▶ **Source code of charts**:
┌────────

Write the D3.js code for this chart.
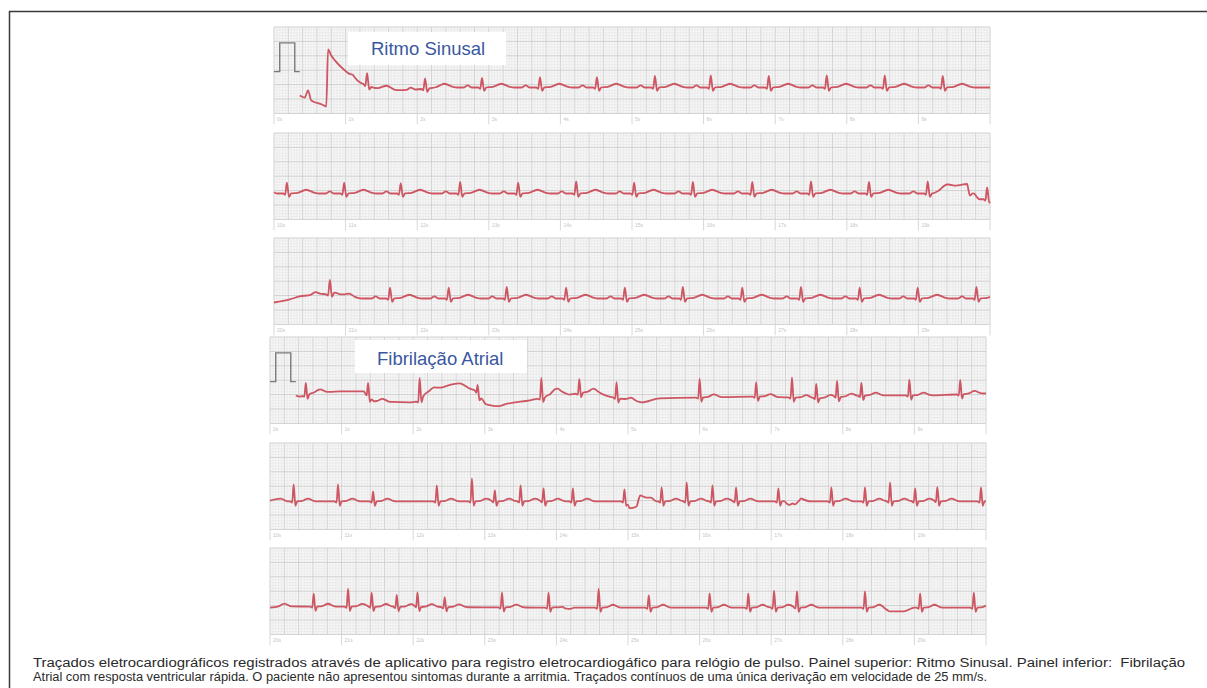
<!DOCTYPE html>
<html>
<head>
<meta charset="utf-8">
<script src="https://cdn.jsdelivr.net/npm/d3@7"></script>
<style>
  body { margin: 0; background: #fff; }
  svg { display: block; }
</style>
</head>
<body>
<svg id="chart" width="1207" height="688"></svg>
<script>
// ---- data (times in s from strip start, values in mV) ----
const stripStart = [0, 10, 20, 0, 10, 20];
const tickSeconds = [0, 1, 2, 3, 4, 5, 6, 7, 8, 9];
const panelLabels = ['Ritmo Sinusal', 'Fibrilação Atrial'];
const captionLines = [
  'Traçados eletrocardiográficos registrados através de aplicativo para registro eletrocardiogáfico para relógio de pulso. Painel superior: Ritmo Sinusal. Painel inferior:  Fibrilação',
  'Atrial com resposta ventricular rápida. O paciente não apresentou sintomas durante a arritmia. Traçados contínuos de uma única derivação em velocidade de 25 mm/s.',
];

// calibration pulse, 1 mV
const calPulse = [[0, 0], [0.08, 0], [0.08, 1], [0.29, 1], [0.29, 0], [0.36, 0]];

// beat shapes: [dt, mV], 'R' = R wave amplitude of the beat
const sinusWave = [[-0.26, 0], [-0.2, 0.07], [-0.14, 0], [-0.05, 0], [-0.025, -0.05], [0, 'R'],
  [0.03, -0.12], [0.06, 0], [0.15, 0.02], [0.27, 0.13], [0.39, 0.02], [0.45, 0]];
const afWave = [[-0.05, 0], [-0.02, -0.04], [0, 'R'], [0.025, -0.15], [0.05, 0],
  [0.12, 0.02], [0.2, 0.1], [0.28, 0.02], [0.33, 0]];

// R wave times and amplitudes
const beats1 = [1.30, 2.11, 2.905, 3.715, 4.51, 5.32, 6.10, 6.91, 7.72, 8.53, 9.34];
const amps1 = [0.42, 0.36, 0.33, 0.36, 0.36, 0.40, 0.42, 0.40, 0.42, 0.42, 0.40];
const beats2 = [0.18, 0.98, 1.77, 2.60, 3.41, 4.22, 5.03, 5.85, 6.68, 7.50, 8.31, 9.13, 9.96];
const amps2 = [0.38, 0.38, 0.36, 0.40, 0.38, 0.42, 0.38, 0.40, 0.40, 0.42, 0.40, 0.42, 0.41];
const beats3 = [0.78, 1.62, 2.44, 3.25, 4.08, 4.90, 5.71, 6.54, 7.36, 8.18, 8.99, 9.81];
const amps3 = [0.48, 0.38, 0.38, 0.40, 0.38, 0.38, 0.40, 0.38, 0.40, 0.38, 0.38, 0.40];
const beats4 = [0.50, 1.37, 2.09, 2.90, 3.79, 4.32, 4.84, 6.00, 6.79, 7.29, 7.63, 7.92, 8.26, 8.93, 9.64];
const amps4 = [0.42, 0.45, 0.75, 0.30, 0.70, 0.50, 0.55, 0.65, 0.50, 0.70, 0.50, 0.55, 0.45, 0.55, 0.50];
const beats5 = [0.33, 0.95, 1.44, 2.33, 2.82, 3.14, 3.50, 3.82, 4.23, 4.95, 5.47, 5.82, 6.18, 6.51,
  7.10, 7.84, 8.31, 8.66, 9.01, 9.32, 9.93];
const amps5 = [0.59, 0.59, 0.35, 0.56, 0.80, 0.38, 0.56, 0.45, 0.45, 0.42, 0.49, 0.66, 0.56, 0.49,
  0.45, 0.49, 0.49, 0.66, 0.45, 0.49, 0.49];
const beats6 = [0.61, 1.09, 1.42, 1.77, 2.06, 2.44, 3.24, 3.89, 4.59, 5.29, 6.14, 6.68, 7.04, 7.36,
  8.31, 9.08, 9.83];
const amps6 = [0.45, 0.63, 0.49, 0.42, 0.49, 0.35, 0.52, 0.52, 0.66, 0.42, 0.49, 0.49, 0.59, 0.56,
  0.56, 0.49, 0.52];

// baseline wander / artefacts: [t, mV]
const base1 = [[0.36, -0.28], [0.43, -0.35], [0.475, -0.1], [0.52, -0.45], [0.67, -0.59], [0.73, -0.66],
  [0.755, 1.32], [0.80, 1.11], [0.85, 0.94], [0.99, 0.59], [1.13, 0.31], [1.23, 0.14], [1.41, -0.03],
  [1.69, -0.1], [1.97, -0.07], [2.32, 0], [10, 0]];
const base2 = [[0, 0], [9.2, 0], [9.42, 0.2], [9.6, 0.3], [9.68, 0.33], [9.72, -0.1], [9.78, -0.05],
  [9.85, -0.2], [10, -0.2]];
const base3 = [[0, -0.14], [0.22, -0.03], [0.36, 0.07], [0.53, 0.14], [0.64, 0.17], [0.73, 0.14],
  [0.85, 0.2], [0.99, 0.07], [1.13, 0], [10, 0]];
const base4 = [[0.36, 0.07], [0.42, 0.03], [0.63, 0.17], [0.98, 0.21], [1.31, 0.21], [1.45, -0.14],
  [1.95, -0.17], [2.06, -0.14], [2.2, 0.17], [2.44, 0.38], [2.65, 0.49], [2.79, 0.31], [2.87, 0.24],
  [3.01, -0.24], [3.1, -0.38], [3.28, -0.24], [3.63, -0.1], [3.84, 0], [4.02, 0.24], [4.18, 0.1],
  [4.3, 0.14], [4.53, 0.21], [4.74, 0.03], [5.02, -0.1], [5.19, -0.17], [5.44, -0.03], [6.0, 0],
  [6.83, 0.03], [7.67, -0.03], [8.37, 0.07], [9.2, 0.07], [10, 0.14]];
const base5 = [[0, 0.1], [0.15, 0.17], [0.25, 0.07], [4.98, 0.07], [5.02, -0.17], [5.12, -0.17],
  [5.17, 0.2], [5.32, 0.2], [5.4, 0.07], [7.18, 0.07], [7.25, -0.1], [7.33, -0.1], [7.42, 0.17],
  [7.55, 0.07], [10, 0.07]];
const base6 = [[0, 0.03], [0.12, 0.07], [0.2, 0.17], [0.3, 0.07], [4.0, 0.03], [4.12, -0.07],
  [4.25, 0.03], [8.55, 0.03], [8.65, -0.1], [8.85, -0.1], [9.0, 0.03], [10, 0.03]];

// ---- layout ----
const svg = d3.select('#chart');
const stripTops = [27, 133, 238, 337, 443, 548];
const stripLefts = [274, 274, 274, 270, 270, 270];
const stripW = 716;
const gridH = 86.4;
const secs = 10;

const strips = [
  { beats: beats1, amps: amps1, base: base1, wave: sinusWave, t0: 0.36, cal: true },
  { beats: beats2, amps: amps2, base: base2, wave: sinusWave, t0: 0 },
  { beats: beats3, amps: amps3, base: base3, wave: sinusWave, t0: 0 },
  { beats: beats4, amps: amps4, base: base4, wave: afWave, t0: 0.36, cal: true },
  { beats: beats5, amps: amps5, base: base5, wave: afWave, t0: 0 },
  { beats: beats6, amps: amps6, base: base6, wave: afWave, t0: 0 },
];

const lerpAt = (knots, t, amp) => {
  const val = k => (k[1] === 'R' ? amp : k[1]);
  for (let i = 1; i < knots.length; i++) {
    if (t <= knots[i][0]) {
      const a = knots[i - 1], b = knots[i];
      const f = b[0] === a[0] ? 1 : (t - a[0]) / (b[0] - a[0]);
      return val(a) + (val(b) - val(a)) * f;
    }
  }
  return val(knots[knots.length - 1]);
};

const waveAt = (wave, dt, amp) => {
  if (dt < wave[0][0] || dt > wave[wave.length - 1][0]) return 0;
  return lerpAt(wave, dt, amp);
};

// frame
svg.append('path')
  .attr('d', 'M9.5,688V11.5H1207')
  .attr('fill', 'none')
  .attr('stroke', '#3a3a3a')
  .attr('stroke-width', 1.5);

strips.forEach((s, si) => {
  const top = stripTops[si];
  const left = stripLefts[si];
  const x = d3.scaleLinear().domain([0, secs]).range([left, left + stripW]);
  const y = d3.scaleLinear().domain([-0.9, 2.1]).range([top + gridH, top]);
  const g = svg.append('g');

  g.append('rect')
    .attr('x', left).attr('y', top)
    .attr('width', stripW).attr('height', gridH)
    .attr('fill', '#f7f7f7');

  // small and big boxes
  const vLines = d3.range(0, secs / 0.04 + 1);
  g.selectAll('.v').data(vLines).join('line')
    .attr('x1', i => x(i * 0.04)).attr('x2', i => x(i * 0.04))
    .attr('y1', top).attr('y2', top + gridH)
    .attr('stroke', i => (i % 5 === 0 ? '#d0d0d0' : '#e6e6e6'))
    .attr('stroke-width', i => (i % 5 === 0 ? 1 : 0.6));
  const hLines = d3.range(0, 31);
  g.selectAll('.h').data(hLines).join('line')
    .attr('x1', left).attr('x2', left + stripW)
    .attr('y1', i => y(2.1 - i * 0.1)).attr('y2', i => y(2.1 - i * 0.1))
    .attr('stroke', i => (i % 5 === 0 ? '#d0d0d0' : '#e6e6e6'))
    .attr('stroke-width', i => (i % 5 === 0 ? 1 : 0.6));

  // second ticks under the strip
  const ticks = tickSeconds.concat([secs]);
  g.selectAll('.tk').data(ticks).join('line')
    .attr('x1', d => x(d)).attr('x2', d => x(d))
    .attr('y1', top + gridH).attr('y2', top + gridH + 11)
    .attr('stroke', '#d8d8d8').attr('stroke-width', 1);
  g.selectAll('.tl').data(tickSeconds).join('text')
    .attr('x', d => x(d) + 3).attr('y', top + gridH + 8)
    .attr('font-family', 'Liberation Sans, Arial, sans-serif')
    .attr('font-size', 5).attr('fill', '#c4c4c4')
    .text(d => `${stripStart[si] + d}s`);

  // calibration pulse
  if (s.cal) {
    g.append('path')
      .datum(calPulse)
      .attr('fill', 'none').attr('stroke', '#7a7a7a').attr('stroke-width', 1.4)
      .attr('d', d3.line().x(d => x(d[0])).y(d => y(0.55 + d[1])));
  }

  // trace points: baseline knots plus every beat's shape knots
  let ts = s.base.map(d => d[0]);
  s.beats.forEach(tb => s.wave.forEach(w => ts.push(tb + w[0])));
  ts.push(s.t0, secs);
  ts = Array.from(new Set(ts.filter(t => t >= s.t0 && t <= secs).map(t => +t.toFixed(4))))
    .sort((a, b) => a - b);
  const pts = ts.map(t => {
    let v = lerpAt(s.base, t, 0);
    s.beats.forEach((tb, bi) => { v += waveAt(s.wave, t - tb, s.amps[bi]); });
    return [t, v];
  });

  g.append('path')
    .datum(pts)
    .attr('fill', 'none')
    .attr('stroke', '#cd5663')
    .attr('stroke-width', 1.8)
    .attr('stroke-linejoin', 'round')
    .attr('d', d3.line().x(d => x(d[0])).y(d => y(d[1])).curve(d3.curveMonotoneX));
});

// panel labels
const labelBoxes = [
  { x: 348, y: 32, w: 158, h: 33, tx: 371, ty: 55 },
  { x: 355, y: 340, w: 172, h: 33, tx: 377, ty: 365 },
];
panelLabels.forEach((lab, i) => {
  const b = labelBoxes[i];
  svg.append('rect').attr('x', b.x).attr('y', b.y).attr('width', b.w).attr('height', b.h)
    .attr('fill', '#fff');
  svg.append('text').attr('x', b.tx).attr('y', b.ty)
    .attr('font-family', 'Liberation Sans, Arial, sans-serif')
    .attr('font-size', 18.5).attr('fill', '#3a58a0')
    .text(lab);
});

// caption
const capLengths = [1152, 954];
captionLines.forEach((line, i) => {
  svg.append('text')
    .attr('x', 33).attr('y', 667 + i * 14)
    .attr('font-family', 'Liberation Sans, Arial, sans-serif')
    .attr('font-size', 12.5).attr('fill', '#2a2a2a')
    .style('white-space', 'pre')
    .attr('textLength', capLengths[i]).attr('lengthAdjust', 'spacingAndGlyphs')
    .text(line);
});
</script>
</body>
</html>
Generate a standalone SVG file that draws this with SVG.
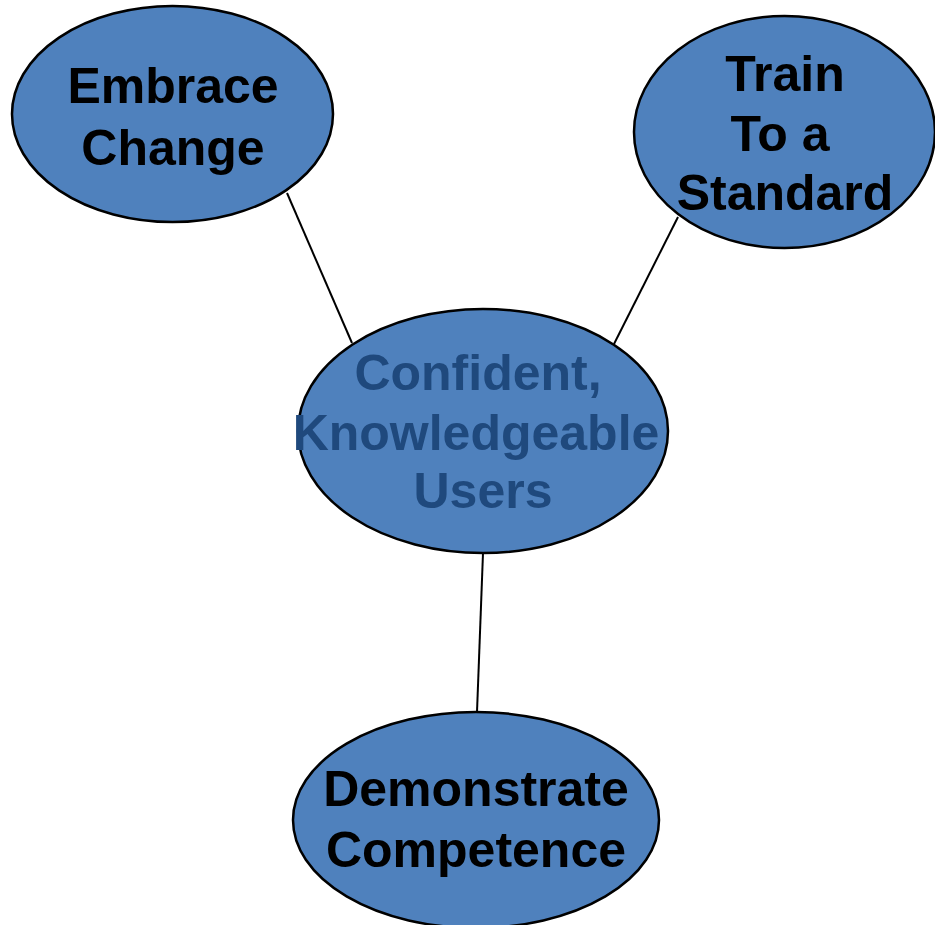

└────────

▶ **Your task**: Every line from the top of the entries through the line that holds "[0.12, 0.02], [0.2, 0.1], [0.28, 0.02], [0.33, 0]];" is to be quoted exactly, please, and nothing else; omit the pictures.

▶ **Correct output**:
Write the D3.js code for this chart.
<!DOCTYPE html>
<html>
<head>
<meta charset="utf-8">
<script src="https://cdn.jsdelivr.net/npm/d3@7"></script>
<style>
  body { margin: 0; background: #fff; }
  svg { display: block; }
</style>
</head>
<body>
<svg id="chart" width="1207" height="688"></svg>
<script>
// ---- data (times in s from strip start, values in mV) ----
const stripStart = [0, 10, 20, 0, 10, 20];
const tickSeconds = [0, 1, 2, 3, 4, 5, 6, 7, 8, 9];
const panelLabels = ['Ritmo Sinusal', 'Fibrilação Atrial'];
const captionLines = [
  'Traçados eletrocardiográficos registrados através de aplicativo para registro eletrocardiogáfico para relógio de pulso. Painel superior: Ritmo Sinusal. Painel inferior:  Fibrilação',
  'Atrial com resposta ventricular rápida. O paciente não apresentou sintomas durante a arritmia. Traçados contínuos de uma única derivação em velocidade de 25 mm/s.',
];

// calibration pulse, 1 mV
const calPulse = [[0, 0], [0.08, 0], [0.08, 1], [0.29, 1], [0.29, 0], [0.36, 0]];

// beat shapes: [dt, mV], 'R' = R wave amplitude of the beat
const sinusWave = [[-0.26, 0], [-0.2, 0.07], [-0.14, 0], [-0.05, 0], [-0.025, -0.05], [0, 'R'],
  [0.03, -0.12], [0.06, 0], [0.15, 0.02], [0.27, 0.13], [0.39, 0.02], [0.45, 0]];
const afWave = [[-0.05, 0], [-0.02, -0.04], [0, 'R'], [0.025, -0.15], [0.05, 0],
  [0.12, 0.02], [0.2, 0.1], [0.28, 0.02], [0.33, 0]];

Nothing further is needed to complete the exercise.